**Exercise aim:** Copy out exactly the lines from the one holding "What matplotlib code" through the one holding "plt.rcParams['mathtext.default'] = 'regular'", ends included; omit images.

>> begin

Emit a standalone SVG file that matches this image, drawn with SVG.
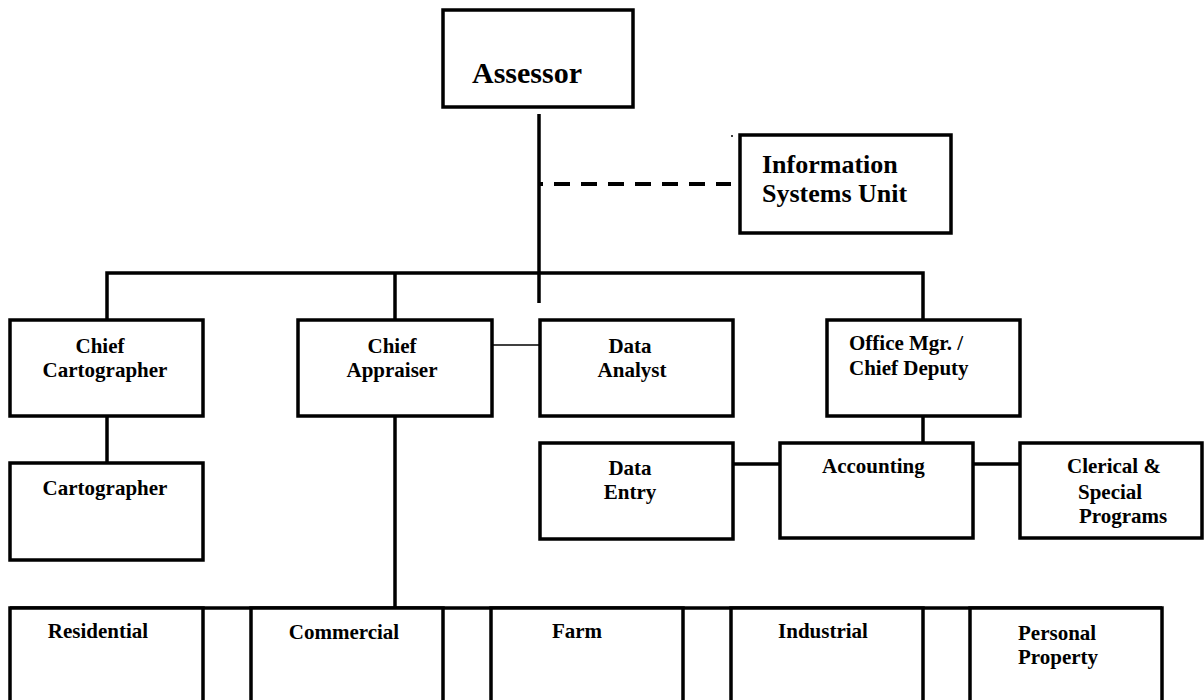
<svg xmlns="http://www.w3.org/2000/svg" width="1204" height="700" viewBox="0 0 1204 700">
<style>
.box{fill:#fff;stroke:#000;stroke-width:3.5}
.ln{fill:none;stroke:#000;stroke-width:3.5}
.thin{fill:none;stroke:#000;stroke-width:1.5}
.dash{fill:none;stroke:#000;stroke-width:4;stroke-dasharray:16 11;stroke-dashoffset:13}
text{font-family:"Liberation Serif","Times New Roman",serif;font-weight:bold;font-size:21px;fill:#000}
.mid{text-anchor:middle}
</style>
<rect width="1204" height="700" fill="#fff"/>
<g id="connectors">
<line class="ln" x1="539" y1="114" x2="539" y2="303"/>
<line class="dash" x1="540" y1="184" x2="731" y2="184"/>
<polyline class="ln" points="107,320 107,273 923,273 923,320"/>
<line class="ln" x1="395" y1="273" x2="395" y2="320"/>
<line class="thin" x1="492" y1="345" x2="540" y2="345"/>
<line class="ln" x1="107" y1="416" x2="107" y2="463"/>
<line class="ln" x1="395" y1="416" x2="395" y2="608"/>
<line class="ln" x1="923" y1="416" x2="923" y2="443"/>
<line class="ln" x1="733" y1="464" x2="780" y2="464"/>
<line class="ln" x1="973" y1="464" x2="1020" y2="464"/>
<line class="ln" x1="10" y1="608" x2="1162" y2="608"/>
<circle cx="732" cy="136" r="1" fill="#000"/>
</g>
<g id="assessor"><rect class="box" x="443" y="10" width="190" height="97"/><text x="472" y="83" style="font-size:30px">Assessor</text></g>
<g id="info-systems"><rect class="box" x="740" y="135" width="211" height="98"/><text x="762" y="173" style="font-size:26px">Information</text><text x="762" y="202" style="font-size:26px">Systems Unit</text></g>
<g id="chief-cartographer"><rect class="box" x="10" y="320" width="193" height="96"/><text class="mid" x="100" y="353">Chief</text><text class="mid" x="105" y="377">Cartographer</text></g>
<g id="chief-appraiser"><rect class="box" x="298" y="320" width="194" height="96"/><text class="mid" x="392" y="353">Chief</text><text class="mid" x="392" y="377">Appraiser</text></g>
<g id="data-analyst"><rect class="box" x="540" y="320" width="193" height="96"/><text class="mid" x="630" y="353">Data</text><text class="mid" x="632" y="377">Analyst</text></g>
<g id="office-mgr"><rect class="box" x="827" y="320" width="193" height="96"/><text x="849" y="350">Office Mgr. /</text><text x="849" y="375">Chief Deputy</text></g>
<g id="cartographer"><rect class="box" x="10" y="463" width="193" height="97"/><text class="mid" x="105" y="495">Cartographer</text></g>
<g id="data-entry"><rect class="box" x="540" y="443" width="193" height="96"/><text class="mid" x="630" y="475">Data</text><text class="mid" x="630" y="499">Entry</text></g>
<g id="accounting"><rect class="box" x="780" y="443" width="193" height="95"/><text x="822" y="473">Accounting</text></g>
<g id="clerical"><rect class="box" x="1020" y="443" width="182" height="95"/><text x="1067" y="473">Clerical &amp;</text><text x="1078" y="499">Special</text><text x="1079" y="523">Programs</text></g>
<g id="residential"><rect class="box" x="10" y="608" width="193" height="100"/><text class="mid" x="98" y="638">Residential</text></g>
<g id="commercial"><rect class="box" x="251" y="608" width="192" height="100"/><text class="mid" x="344" y="639">Commercial</text></g>
<g id="farm"><rect class="box" x="491" y="608" width="192" height="100"/><text class="mid" x="577" y="638">Farm</text></g>
<g id="industrial"><rect class="box" x="731" y="608" width="192" height="100"/><text class="mid" x="823" y="638">Industrial</text></g>
<g id="personal-property"><rect class="box" x="970" y="608" width="192" height="100"/><text x="1018" y="640">Personal</text><text x="1018" y="664">Property</text></g>
</svg>
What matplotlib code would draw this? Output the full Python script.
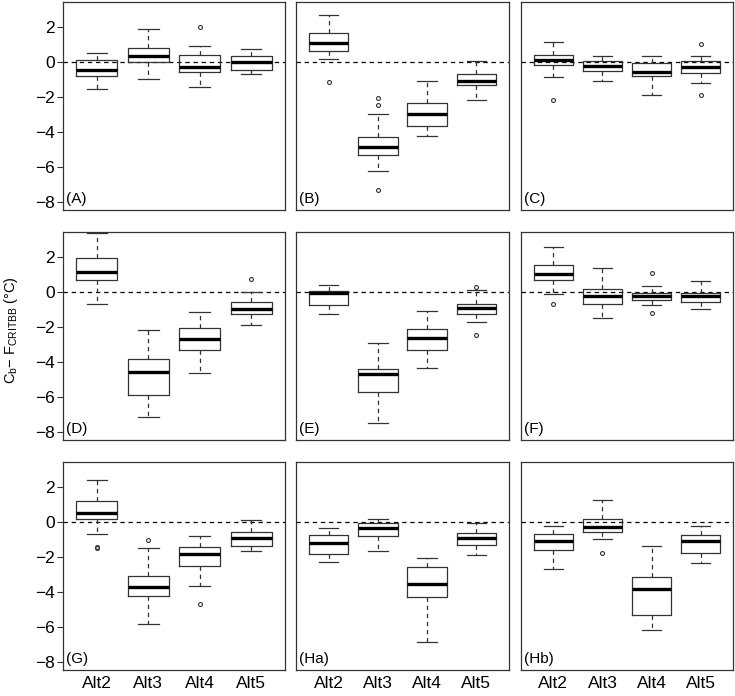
import matplotlib
matplotlib.use('Agg')
import matplotlib.pyplot as plt

plt.rcParams['font.family'] = ['Liberation Sans', 'DejaVu Sans']
plt.rcParams['mathtext.default'] = 'regular'

categories = ['Alt2', 'Alt3', 'Alt4', 'Alt5']
panel_labels = ['(A)', '(B)', '(C)', '(D)', '(E)', '(F)', '(G)', '(Ha)', '(Hb)']

# box statistics per panel (rows) and alternative (columns)
medians = [
    [-0.44, 0.38, -0.29, 0.00],
    [1.12, -4.82, -2.93, -1.09],
    [0.13, -0.21, -0.55, -0.29],
    [1.15, -4.55, -2.68, -0.94],
    [-0.02, -4.64, -2.60, -0.92],
    [1.04, -0.19, -0.23, -0.23],
    [0.51, -3.70, -1.83, -0.91],
    [-1.17, -0.30, -3.51, -0.91],
    [-1.04, -0.25, -3.79, -1.06],
]
q1 = [
    [-0.80, 0.04, -0.55, -0.44],
    [0.67, -5.31, -3.62, -1.31],
    [-0.17, -0.48, -0.80, -0.61],
    [0.72, -5.89, -3.28, -1.21],
    [-0.75, -5.70, -3.28, -1.23],
    [0.68, -0.66, -0.45, -0.53],
    [0.21, -4.21, -2.51, -1.36],
    [-1.81, -0.79, -4.28, -1.28],
    [-1.60, -0.55, -5.32, -1.75],
]
q3 = [
    [0.11, 0.84, 0.44, 0.38],
    [1.68, -4.29, -2.30, -0.69],
    [0.40, 0.10, -0.04, 0.06],
    [1.94, -3.79, -2.06, -0.55],
    [0.08, -4.36, -2.11, -0.64],
    [1.55, 0.21, -0.06, -0.02],
    [1.21, -3.09, -1.43, -0.53],
    [-0.70, -0.04, -2.53, -0.60],
    [-0.68, 0.17, -3.13, -0.74],
]
whis_lo = [
    [-1.54, -0.95, -1.41, -0.65],
    [0.19, -6.23, -4.21, -2.13],
    [-0.84, -1.09, -1.85, -1.18],
    [-0.66, -7.11, -4.62, -1.87],
    [-1.21, -7.49, -4.32, -1.70],
    [-0.09, -1.47, -0.75, -0.96],
    [-0.66, -5.83, -3.64, -1.62],
    [-2.25, -1.64, -6.85, -1.85],
    [-2.68, -0.98, -6.15, -2.34],
]
whis_hi = [
    [0.51, 1.92, 0.93, 0.74],
    [2.72, -2.95, -1.07, 0.08],
    [1.18, 0.34, 0.34, 0.36],
    [3.38, -2.15, -1.11, 0.02],
    [0.42, -2.87, -1.06, 0.15],
    [2.57, 1.38, 0.34, 0.64],
    [2.43, -1.47, -0.79, 0.15],
    [-0.30, 0.21, -2.06, -0.02],
    [-0.21, 1.25, -1.38, -0.21],
]
outliers = [
    [[], [], [2.00], []],
    [[-1.12], [-2.06, -2.42, -7.30], [], []],
    [[-2.13], [], [], [1.03, -1.87]],
    [[], [], [], [0.77]],
    [[], [], [], [0.30, -2.43]],
    [[-0.66], [], [1.13, -1.17], []],
    [[-1.42, -1.47], [-1.00], [-4.64], []],
    [[], [], [], []],
    [[], [-1.74], [], []],
]

W, H = 735, 696
col_px = [(63, 222), (296, 213), (521, 212)]
row_px = [(2, 208), (232, 208), (462, 208)]
ink = '#333333'

fig = plt.figure(figsize=(W / 100, H / 100), dpi=100)

for i in range(9):
    r, c = divmod(i, 3)
    left, width = col_px[c]
    top, height = row_px[r]
    ax = fig.add_axes([left / W, (H - top - height) / H, width / W, height / H])

    stats = []
    for j, cat in enumerate(categories):
        stats.append({
            'med': medians[i][j], 'q1': q1[i][j], 'q3': q3[i][j],
            'whislo': whis_lo[i][j], 'whishi': whis_hi[i][j],
            'fliers': outliers[i][j], 'label': cat,
        })
    ax.bxp(stats, positions=range(1, 5), widths=0.8, showfliers=True,
           boxprops=dict(color=ink, linewidth=0.9),
           medianprops=dict(color='black', linewidth=2.4, solid_capstyle='butt'),
           whiskerprops=dict(color=ink, linewidth=0.9, linestyle=(0, (3.5, 3))),
           capprops=dict(color=ink, linewidth=0.9),
           capwidths=0.4,
           flierprops=dict(marker='o', markersize=2.8, markerfacecolor='none',
                           markeredgecolor=ink, markeredgewidth=0.8))
    ax.axhline(0, color='black', linewidth=0.9, linestyle=(0, (3.5, 3)), zorder=0.5)

    ax.set_xlim(0.34, 4.66)
    ax.set_ylim(-8.44, 3.45)
    for sp in ax.spines.values():
        sp.set_color(ink)
        sp.set_linewidth(0.9)

    ax.tick_params(axis='x', length=0, labelsize=12.5, pad=4)
    if r < 2:
        ax.set_xticklabels([])
    if c == 0:
        ax.set_yticks([-8, -6, -4, -2, 0, 2])
        ax.set_yticklabels(['\u22128', '\u22126', '\u22124', '\u22122', '0', '2'])
        ax.tick_params(axis='y', length=4, width=0.8, color=ink, labelsize=12.5, pad=2)
    else:
        ax.set_yticks([])

    ax.text(0.015, 0.02, panel_labels[i], transform=ax.transAxes,
            fontsize=11, ha='left', va='bottom')

fig.text(11 / W, 1 - 330 / H, 'C$_b$\u2212 F$_{CRITBB}$ (°C)', rotation=90,
         ha='center', va='center', fontsize=10.5)

fig.savefig('out.png', dpi=100)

>> end

**Right answer:**
What matplotlib code would draw this? Output the full Python script.
import matplotlib
matplotlib.use('Agg')
import matplotlib.pyplot as plt

plt.rcParams['font.family'] = ['Liberation Sans', 'DejaVu Sans']
plt.rcParams['mathtext.default'] = 'regular'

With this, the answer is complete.